Valentine and Baker, along with the rest of their outfit, Company J., which includes privates Cardinal, Maurice and the klutzy and always hungry Maxwell, attempt to outwit the Colonel's by-the-book chief of security Major Hawkins and his informant Cpl. Wessel (who is very derisively called "Weasel" by Baker and Valentine, due to his propensity to snitch on Valentine and Baker to Hawkins), and profit from their hitch in the army.

Hawkins always tries to shut down Valentine and Baker's schemes and shape the camp up to his high standards, but he usually ends up failing.

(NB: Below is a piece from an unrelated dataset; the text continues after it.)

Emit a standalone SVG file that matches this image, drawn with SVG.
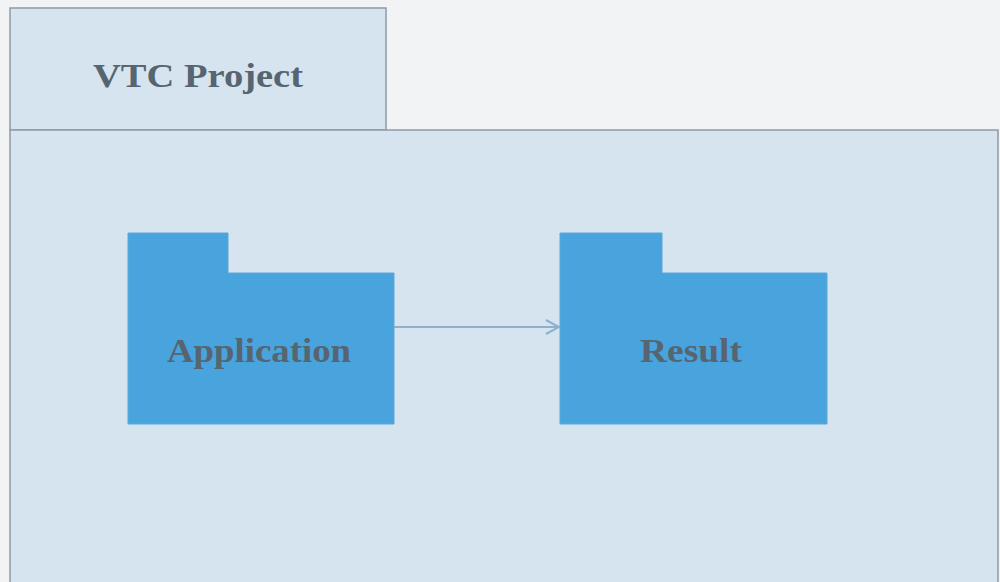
<svg xmlns="http://www.w3.org/2000/svg" width="1000" height="582" viewBox="0 0 1000 582">
<defs>
<style>
.frame{fill:#d5e4ef;stroke:#8e9aa6;stroke-width:1.5}
.pkg{fill:#49a3dc;stroke:#5aa9d8;stroke-width:1}
.lbl{font-family:"Liberation Serif",serif;font-weight:bold;font-size:33px;fill:#56656f;text-anchor:middle}
.conn{stroke:#8fb0cf;stroke-width:2;fill:none}
</style>
<marker id="open" markerWidth="16" markerHeight="16" refX="14" refY="8" orient="auto" markerUnits="userSpaceOnUse">
<path d="M1,1 L14,8 L1,15" fill="none" stroke="#8fb0cf" stroke-width="2"/>
</marker>
</defs>
<rect width="1000" height="582" fill="#f1f3f5"/>
<g id="frame">
<rect class="frame" x="10" y="8" width="376" height="122"/>
<rect class="frame" x="10" y="130" width="988" height="460"/>
<text class="lbl" x="198" y="87" textLength="210" lengthAdjust="spacingAndGlyphs">VTC Project</text>
</g>
<g id="connectors">
<line class="conn" x1="394" y1="327" x2="559" y2="327" marker-end="url(#open)"/>
</g>
<g id="application">
<path class="pkg" d="M128,233 H228 V273 H394 V424 H128 Z"/>
<text class="lbl" x="259" y="362" textLength="184" lengthAdjust="spacingAndGlyphs">Application</text>
</g>
<g id="result">
<path class="pkg" d="M560,233 H662 V273 H827 V424 H560 Z"/>
<text class="lbl" x="691" y="362" textLength="102" lengthAdjust="spacingAndGlyphs">Result</text>
</g>
</svg>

They are also assisted in their efforts by Baker's girlfriend, Cpl. Lola Grey, who serves as Clapp's secretary.

==Cast==
- Roger Bowen - Col. Clapp
- Jimmie Walker - Sgt. Val Valentine
- John Vargas - Cardinal
- Jourdan Fremin - Cpl. Lola Grey
- Richard Jaeckel - Maj. Hawkins
- Josh Mostel - Maxwell
- David Naughton - Pfc. Tony Baker
- George Wyner - Cpl. Wessel (aka "Weasel")
- Jeffrey Bannister - Maurice

==US TV ratings==

| Season | Episodes | Start date | End date | Nielsen rank | Nielsen rating |
|---|---|---|---|---|---|
| 1982-83 | 14 | March 4, 1983 | June 10, 1983 | 67 | N/A |

==Episodes==

| No. | Title | Directed by | Written by | Original release date |
| 1 | "A Tankful of Dollars" | Hy Averback | Tom Biener & Ron Landry | March 4, 1983 |
Baker and Valentine are disciplined for on-base gambling.
| 2 | "Chariots of Fear" | Bob Sweeney | Tom Biener & Ron Landry | March 11, 1983 |
| 3 | "Computer Dating" | Bob Sweeney | Arthur Julian | March 18, 1983 |
Baker and Valentine plot to use the base's computer as a computer dating service.
| 4 | "Prairie Moon Over Texas" | Edward H. Feldman | Tom Biener & Ron Landry | March 25, 1983 |
Baker and Valentine get caught renting Army equipment to a nudist colony.
| 5 | "Murder on the Tar Creek Express" | Hy Averback | Tom Biener & Ron Landry | April 1, 1983 |
Colonel Clapp's new automated security system is sabotaged.
| 6 | "Love Sick" | Hy Averback | Tom Biener & Ron Landry | April 8, 1983 |
Baker pretends to be sick in order to be looked at by a pretty doctor.
| 7 | "The Marriage of the Figaros" | Hy Averback | Tom Biener & Ron Landry | April 15, 1983 |
Baker and Valentine rent the chapel to a couple wanting a military wedding.
| 8 | "The Ballad of Lucinda Ballard" | Hy Averback | Stephanie Garman & Hollace White | April 22, 1983 |
Corporal Grey bets Major Hawkins that there has been an American female war hero.
| 9 | "The Great Computer Robbery" | Bob Sweeney | Arthur Julian | April 29, 1983 |
After one insult too many, the soldiers get revenge on Major Hawkins by stealing his secret laser device.
| 10 | "A PFC and a Gentleman" | Bob Sweeney | Arthur Julian | May 13, 1983 |
Baker plans a romantic evening with Lola, but is ordered on a mission.
| 11 | "A Tar Creek Sting" | Edward H. Feldman | Tom Biener & Ron Landry | May 20, 1983 |
The soldiers force Corporal Wessel to help them break up a gambling ring at the saloon.
| 12 | "Valentine's Day" | Bob Sweeney | Arthur Julian | May 27, 1983 |
A Texas state police officer comes to the base believing that Valentine is seeing his girlfriend.
| 13 | "Maxwell's People" | Bob Sweeney | Arthur Julian | June 3, 1983 |
A Russian spy is working at Tar Creek and the Pentagon thinks one of the soldiers is providing her with information.
| 14 | "The Tar Creek Chronicles" | Hy Averback | John Hughes | June 10, 1983 |
A former All-American football player arrives at Tar Creek and Colonel Clapp wants to play him against Navy. (Note: this was the original pilot film for the series, featuring a slightly different cast and setting. A different opening and closing sequence was used for the pilot.)